◆ **Material for this task**:
# # # #
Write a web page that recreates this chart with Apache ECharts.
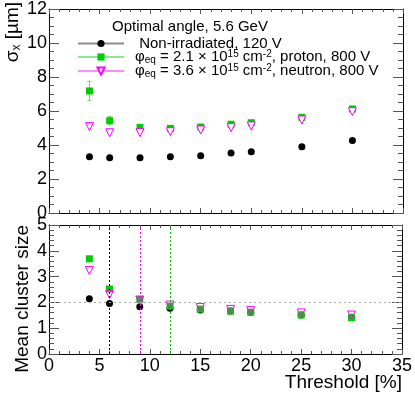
# # # #
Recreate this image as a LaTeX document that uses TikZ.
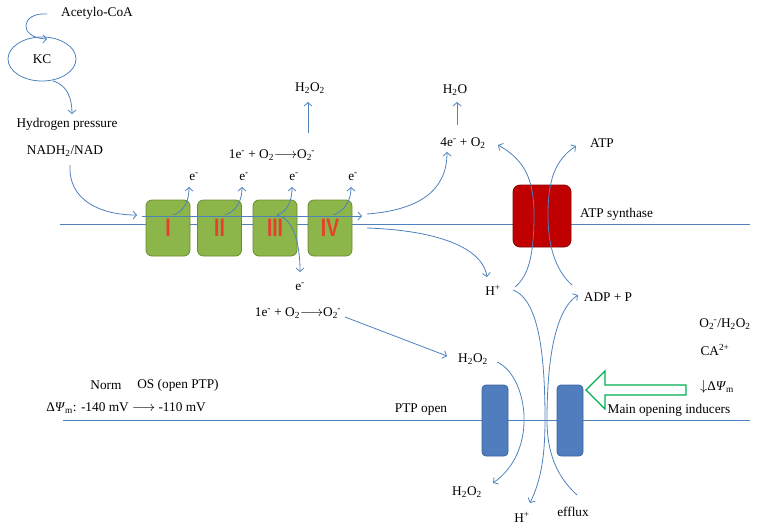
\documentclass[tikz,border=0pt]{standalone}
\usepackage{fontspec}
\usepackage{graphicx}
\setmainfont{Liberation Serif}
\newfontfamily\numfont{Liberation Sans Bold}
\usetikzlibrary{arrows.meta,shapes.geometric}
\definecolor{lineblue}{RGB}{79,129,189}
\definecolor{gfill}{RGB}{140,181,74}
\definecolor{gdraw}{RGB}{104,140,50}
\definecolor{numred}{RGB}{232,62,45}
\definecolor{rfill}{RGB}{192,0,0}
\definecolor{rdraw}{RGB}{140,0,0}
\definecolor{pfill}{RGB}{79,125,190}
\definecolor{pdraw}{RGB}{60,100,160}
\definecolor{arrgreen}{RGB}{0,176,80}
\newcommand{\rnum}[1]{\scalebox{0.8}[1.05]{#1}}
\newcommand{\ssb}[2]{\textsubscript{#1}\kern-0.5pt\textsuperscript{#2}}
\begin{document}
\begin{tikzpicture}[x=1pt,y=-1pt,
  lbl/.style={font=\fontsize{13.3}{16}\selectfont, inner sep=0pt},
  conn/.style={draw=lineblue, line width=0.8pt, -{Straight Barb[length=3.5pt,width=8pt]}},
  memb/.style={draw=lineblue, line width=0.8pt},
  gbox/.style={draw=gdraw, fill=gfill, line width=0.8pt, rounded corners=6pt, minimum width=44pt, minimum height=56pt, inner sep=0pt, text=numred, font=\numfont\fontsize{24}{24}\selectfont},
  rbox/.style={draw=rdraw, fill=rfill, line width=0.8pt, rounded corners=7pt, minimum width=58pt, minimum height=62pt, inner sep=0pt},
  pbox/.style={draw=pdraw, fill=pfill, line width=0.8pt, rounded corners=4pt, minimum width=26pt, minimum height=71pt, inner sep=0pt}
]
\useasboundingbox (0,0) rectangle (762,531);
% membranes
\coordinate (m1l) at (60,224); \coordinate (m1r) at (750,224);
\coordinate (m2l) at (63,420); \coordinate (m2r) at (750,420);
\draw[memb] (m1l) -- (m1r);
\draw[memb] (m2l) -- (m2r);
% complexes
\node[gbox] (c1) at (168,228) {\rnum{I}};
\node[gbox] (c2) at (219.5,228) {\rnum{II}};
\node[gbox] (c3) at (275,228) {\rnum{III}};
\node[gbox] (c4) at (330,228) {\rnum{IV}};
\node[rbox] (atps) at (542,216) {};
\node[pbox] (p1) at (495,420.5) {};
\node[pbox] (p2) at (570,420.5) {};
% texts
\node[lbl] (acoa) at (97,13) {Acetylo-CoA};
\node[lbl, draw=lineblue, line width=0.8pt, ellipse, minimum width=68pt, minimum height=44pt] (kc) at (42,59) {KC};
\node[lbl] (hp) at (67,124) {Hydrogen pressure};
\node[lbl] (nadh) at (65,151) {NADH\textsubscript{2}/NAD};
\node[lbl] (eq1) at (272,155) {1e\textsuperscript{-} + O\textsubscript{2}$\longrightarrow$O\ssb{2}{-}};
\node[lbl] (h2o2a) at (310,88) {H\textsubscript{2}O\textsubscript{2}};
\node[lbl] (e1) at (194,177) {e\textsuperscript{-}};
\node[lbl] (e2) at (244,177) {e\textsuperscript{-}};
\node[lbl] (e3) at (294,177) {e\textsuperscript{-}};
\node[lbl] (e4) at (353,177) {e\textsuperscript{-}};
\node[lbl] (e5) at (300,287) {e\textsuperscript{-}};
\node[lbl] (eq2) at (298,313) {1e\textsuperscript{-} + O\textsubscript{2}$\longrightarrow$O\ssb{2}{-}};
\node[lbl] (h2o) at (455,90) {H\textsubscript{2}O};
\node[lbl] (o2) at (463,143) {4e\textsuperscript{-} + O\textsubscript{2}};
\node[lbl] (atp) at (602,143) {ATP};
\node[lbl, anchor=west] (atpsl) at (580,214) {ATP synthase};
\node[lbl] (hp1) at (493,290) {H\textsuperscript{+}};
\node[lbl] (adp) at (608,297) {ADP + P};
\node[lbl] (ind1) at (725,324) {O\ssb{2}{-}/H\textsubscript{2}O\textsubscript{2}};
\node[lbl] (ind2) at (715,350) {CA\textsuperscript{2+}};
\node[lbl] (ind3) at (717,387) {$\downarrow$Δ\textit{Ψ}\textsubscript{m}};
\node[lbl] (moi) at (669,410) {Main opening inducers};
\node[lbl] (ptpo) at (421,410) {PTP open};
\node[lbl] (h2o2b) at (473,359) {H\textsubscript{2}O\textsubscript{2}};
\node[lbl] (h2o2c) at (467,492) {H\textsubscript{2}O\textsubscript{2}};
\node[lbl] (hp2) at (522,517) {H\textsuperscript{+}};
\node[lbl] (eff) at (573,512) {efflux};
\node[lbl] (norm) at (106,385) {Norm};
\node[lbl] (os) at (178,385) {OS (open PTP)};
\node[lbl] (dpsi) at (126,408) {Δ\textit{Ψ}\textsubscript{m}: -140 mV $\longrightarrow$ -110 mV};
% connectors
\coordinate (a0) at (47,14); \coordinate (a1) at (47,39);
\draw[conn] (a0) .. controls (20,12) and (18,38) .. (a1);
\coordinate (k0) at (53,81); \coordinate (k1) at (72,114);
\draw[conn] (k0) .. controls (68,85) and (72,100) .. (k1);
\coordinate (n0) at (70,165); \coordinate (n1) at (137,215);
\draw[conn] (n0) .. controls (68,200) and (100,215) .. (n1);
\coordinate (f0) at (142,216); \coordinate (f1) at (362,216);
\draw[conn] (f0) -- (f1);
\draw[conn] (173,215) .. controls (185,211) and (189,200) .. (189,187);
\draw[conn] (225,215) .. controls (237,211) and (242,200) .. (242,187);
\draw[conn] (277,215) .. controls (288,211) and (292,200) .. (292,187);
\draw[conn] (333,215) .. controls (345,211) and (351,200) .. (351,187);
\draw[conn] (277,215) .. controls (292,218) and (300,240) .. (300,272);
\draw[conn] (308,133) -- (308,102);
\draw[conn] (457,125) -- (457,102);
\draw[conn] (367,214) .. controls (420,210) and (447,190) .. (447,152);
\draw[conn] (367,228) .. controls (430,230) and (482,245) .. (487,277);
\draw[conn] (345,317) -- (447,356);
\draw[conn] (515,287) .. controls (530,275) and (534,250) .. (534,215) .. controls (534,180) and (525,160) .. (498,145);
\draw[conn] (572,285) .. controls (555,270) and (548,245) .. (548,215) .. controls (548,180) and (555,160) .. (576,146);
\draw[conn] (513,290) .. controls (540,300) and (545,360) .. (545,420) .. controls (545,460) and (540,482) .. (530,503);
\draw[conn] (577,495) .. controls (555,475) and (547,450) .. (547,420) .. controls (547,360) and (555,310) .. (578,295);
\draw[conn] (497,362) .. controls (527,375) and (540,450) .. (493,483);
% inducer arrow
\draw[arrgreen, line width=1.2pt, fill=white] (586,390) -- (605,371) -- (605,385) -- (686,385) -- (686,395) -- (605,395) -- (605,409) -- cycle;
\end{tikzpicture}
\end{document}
# # # #
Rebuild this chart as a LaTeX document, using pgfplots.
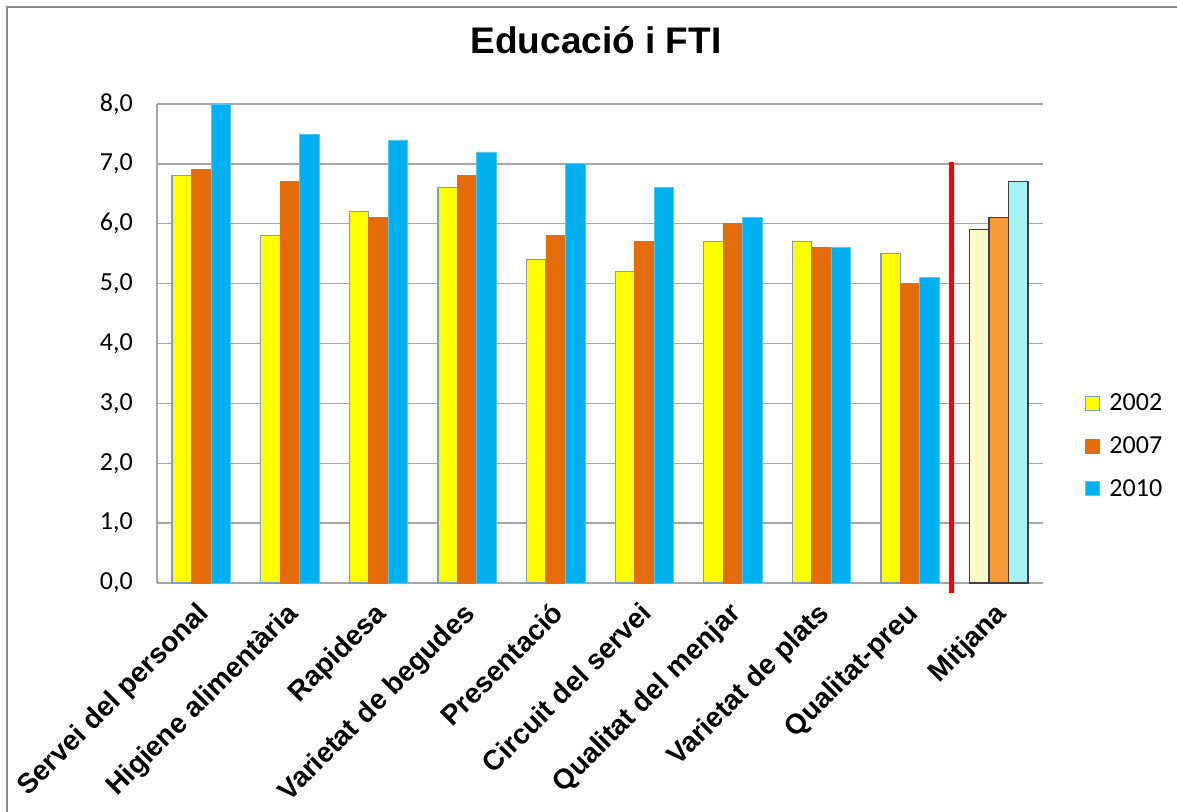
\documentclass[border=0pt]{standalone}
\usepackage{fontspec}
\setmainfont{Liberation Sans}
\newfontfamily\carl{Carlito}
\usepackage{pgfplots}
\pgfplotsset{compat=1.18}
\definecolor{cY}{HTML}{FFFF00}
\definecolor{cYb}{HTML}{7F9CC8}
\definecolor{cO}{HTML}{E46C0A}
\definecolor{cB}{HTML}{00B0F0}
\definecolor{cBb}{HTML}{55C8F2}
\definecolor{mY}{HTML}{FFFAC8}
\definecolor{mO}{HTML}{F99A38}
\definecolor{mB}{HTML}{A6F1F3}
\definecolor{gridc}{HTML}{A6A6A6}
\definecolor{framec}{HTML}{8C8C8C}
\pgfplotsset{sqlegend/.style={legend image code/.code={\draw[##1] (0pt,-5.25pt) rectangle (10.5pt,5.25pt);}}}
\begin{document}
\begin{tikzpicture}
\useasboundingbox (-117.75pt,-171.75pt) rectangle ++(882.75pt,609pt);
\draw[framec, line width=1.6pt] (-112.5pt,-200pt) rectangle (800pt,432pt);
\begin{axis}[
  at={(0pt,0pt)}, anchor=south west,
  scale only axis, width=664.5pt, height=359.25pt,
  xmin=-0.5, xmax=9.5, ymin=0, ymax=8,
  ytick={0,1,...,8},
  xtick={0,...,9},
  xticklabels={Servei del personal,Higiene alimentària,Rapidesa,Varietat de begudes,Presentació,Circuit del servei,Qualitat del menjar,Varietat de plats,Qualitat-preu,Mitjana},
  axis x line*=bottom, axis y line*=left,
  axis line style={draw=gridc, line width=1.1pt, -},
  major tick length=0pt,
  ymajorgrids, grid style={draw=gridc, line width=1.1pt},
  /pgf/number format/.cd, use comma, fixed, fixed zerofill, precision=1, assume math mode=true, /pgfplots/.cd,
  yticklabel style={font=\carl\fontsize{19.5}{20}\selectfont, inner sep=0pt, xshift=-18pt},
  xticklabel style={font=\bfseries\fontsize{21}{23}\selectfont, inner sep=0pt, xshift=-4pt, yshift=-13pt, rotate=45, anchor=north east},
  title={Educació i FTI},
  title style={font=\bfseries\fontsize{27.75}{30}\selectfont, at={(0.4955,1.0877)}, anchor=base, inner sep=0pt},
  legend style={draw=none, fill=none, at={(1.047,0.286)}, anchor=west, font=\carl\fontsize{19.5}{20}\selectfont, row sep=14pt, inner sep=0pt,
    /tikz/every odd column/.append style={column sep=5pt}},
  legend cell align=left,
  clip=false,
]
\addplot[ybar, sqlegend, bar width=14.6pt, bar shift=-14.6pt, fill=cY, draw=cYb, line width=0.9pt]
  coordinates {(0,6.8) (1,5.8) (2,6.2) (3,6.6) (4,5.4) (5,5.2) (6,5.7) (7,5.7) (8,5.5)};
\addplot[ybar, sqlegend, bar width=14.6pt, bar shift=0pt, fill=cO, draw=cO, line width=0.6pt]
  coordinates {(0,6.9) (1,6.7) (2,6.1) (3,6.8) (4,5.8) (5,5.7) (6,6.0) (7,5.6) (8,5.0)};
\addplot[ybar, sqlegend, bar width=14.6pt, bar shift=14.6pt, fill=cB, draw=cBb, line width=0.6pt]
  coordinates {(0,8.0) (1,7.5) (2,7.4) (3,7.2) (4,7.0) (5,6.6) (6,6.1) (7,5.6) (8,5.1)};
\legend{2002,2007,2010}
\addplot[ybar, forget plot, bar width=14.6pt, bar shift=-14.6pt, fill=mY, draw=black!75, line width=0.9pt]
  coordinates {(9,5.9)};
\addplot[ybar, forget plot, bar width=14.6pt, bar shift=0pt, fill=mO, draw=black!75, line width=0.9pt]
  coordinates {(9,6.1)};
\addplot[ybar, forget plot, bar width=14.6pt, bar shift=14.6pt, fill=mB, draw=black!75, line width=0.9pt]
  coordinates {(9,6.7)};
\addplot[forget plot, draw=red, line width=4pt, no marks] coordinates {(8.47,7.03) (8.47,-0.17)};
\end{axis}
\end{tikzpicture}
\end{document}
# # # #
◆ **Your objective**:
Copy every line of the material in which the word "that" occurs.

◆ **Answer to this exercise**:
Write a web page that recreates this chart with Apache ECharts.
Recreate this image as a LaTeX document that uses TikZ.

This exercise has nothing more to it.